If April showers bring May flowers, then what do April snowstorms bring?
For farmers in Greene County, it’s stress.
Record-breaking cold temperatures and flurries have raised concerns of those within the agriculture business in Greene County. While snow in April might seem novel to some, for farmers like Jim Cowell, owner of Frosty Springs Farm in Waynesburg, it’s a nightmare.
“This weather is discouraging for a farmer because you have plans and you know what you need to get done, but you can’t get it done,” Cowell said. “Everybody is behind this year.”
In terms of being behind, Cowell said that everything from his crops to his livestock will be impacted by this weather-related setback.

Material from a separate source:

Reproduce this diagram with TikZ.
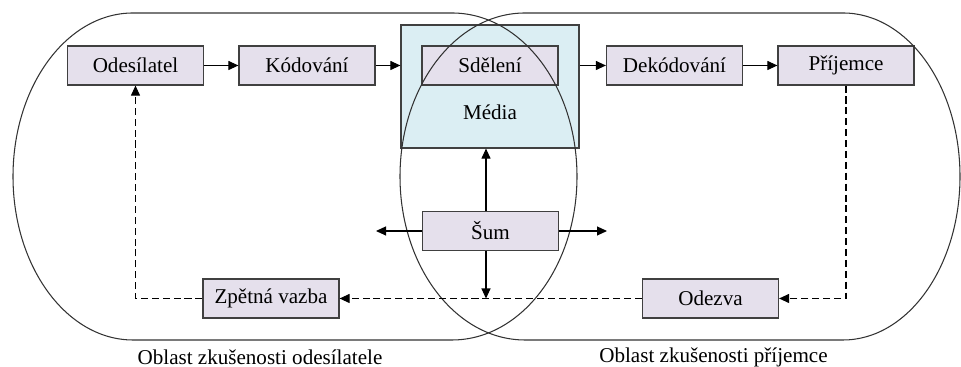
\documentclass[tikz,border=0pt]{standalone}
\usepackage{fontspec}
\setmainfont{Liberation Serif}
\usepackage{xcolor}
\usetikzlibrary{positioning,arrows.meta}
\definecolor{lila}{HTML}{E5E0EC}
\definecolor{modra}{HTML}{DBEEF3}
\definecolor{ram}{HTML}{404040}

\begin{document}
\begin{tikzpicture}[x=0.02cm, y=0.02cm, font=\fontsize{12}{14}\selectfont,
  pg/.style={draw=ram, fill=lila, line width=0.7pt, minimum width=2.72cm, minimum height=0.78cm, inner sep=0pt},
  md/.style={pg, fill=modra, minimum width=3.56cm, minimum height=2.46cm},
  arr/.style={-{Triangle[length=2mm, width=1.8mm]}, line width=0.6pt},
  zp/.style={arr, dash pattern=on 4pt off 2.2pt},
  obl/.style={line width=0.6pt, draw=black!80}]
\useasboundingbox (0,0) rectangle (961,367);
\node[md] (me) at (490,280.5) {};
\node (met) at (490,255) {Média};
\node[pg] (os) at (135.5,301.5) {Odesílatel};
\node[pg] (ko) at (307,301.5) {Kódování};
\node[pg] (sd) at (490,301.5) {Sdělení};
\node[pg] (dk) at (674.5,301.5) {Dekódování};
\node[pg] (pr) at (846,301.5) {Příjemce};
\node[pg] (su) at (490.5,136) {Šum};
\node[pg] (zv) at (271,68.5) {Zpětná vazba};
\node[pg] (od) at (710.5,68.5) {Odezva};
\coordinate (sul) at (376,136);
\coordinate (sur) at (607,136);
\draw[obl] (133,354) -- (452,354) arc[start angle=90, end angle=-90, x radius=125, y radius=163.5] -- (133,27) arc[start angle=270, end angle=90, x radius=120, y radius=163.5] -- cycle;
\draw[obl] (525,354) -- (843,354) arc[start angle=90, end angle=-90, x radius=117, y radius=163.5] -- (525,27) arc[start angle=270, end angle=90, x radius=125, y radius=163.5] -- cycle;
\draw[arr] (os) -- (ko); \draw[arr] (ko.east) -- (ko.east -| me.west);
\draw[arr] (dk.west -| me.east) -- (dk); \draw[arr] (dk) -- (pr);
\draw[arr] ([xshift=-0.09cm]su.north) -- ([xshift=-0.09cm]su.north |- me.south);
\draw[arr] ([xshift=-0.09cm]su.south) -- ([xshift=-0.09cm]su.south |- zv.east);
\draw[arr] (su.west) -- (sul); \draw[arr] (su.east) -- (sur);
\draw[zp] (pr.south) |- (od.east);
\draw[zp] (od) -- (zv);
\draw[zp] (zv.west) -| (os.south);
\node (lo) at (260,10) {Oblast zkušenosti odesílatele};
\node (lp) at (713.5,10) {Oblast zkušenosti příjemce};
\end{tikzpicture}
\end{document}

“You can’t even try to get the equipment out on the field,” Cowell said. “I’m also starting to run out of hay because the cattle can’t eat the grass yet, not to mention they are all dirty and muddy and they hate laying on the wet ground. It’s especially tough on them.”
Cowell, who has owned Frosty Springs Farm since 1974, said this cold season is one of the worst he has ever had to endure in the business.
“I’ve been farming for a long time, and from what I can remember, we have never had a winter or a spring like this one,” Cowell said. “Last summer was wet, and it feels like it’s just continuing.”
Farmers aren’t the only ones who are being impacted by the cold weather in Greene County. Kevin Paul, owner of Fencerows Farmer’s Market, said he too is worried about the weather and how it might impact the produce he sells.
“Some of the people I’ve talked to who are trying to get things planted are falling behind,” Paul said. “I guess we’ll have to see how the crops turn out.”
Paul said the crop season, which officially starts in June, will be his “saving grace” if all else fails. However, he said he is worried about this year’s corn production because corn is one of his best-selling produce items during the summer.
“I know there are [farmers] that like to get corn in now so they can have it ready for July, but I doubt they’ll be able to get it in the ground,” said Paul. “That really worries me.”
Despite his concerns, Paul said he is trying to stay positive, and he still thinks the year could be profitable for him.
“I don’t know anybody who is pushing the panic button yet,” Paul said. “If we had another weekend close to 80 [degrees], the ground could dry up pretty fast. I’m still expecting it to be a good year, it will just be a little later, that’s all.”
Only 8.9 miles away from Fencerows Farmer’s Market, there is one agricultural business in Greene County that happens to be benefitting from the cold weather: Thistlethwaite Vineyards.
For Rick Thistlethwaite, owner of Thistlethwaite Vineyards in Jefferson, the cold weather is more of a blessing than a curse.
“Our cold weather here is not really affecting us, but it’s actually helping us to keep the grapes from budding, which is better for us in the long run,” Thistlethwaite said. “If we could hold out the bud break on our vines, we are less susceptible to frost.”
While Thistlethwaite said he is thankful for the cold weather, he is still hoping it doesn’t get too cold, or else it could have adverse effects.
“As long as the temperature stays moderate, we’ll be alright,” Thistlethwaite said. “If it gets down to zero [degrees] or below, there is so much water in the trunks of the vines, they would freeze.”